Write Again . . . Ages old mysteries

Published 6:24 pm Sunday, January 7, 2018


Don’t you think, friends, that each of us, at times, ponders the imponderables?

By that I mean the ages old mysteries, such as “What is the meaning of life?” “What, really, is the after-life, and is there actually such a thing?” “Why do bad things happen to good people, innocent people?” “Why can’t we all just get along?” and, you know, the imponderables. There are other such answerless mind benders as well, of course.

There is one such question, however, that does have an answer.

When speaking at a memorial service some years ago for the precious little girl who was slain by a gunman at a political rally in Arizona, the one in which the congresswoman suffered grievous, debilitating wounds — there are so many gun-related tragedies now that sometimes they all seem to run together — our president asked how we measure the value of a life.

“Is it measured by wealth, or power, or status, or fame?” he asked.

“No. The value of a life is measured by how well we have loved.” A simple, eloquent, unassailably true response.

I had a teacher, who became my friend, at East Carolina — I returned to college at age 23 after a three-year Army tour. That came after one year at Dear Old Wake Forest. But I digress.

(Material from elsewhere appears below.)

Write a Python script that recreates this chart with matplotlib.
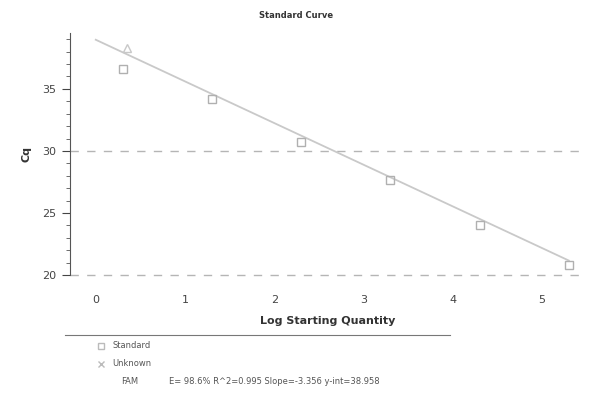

This teacher believed that one’s life, and what one did with it, all came down to where you placed your values. For, one’s values determine one’s course, perspective, motivation along life’s journey.

This simple, but profound, purview pretty much covers it all, wouldn’t you say?

Perhaps I wax pseudo-philosophical. Perhaps.

I suspect that some among the species have grappled with such conundrums since the time man stood upright, and began to actually think like, well, man.

But what do I know?

APROPOS — “We must each find our separate meaning/ In the persuasion of our days/ Until we meet in the meaning of the world.”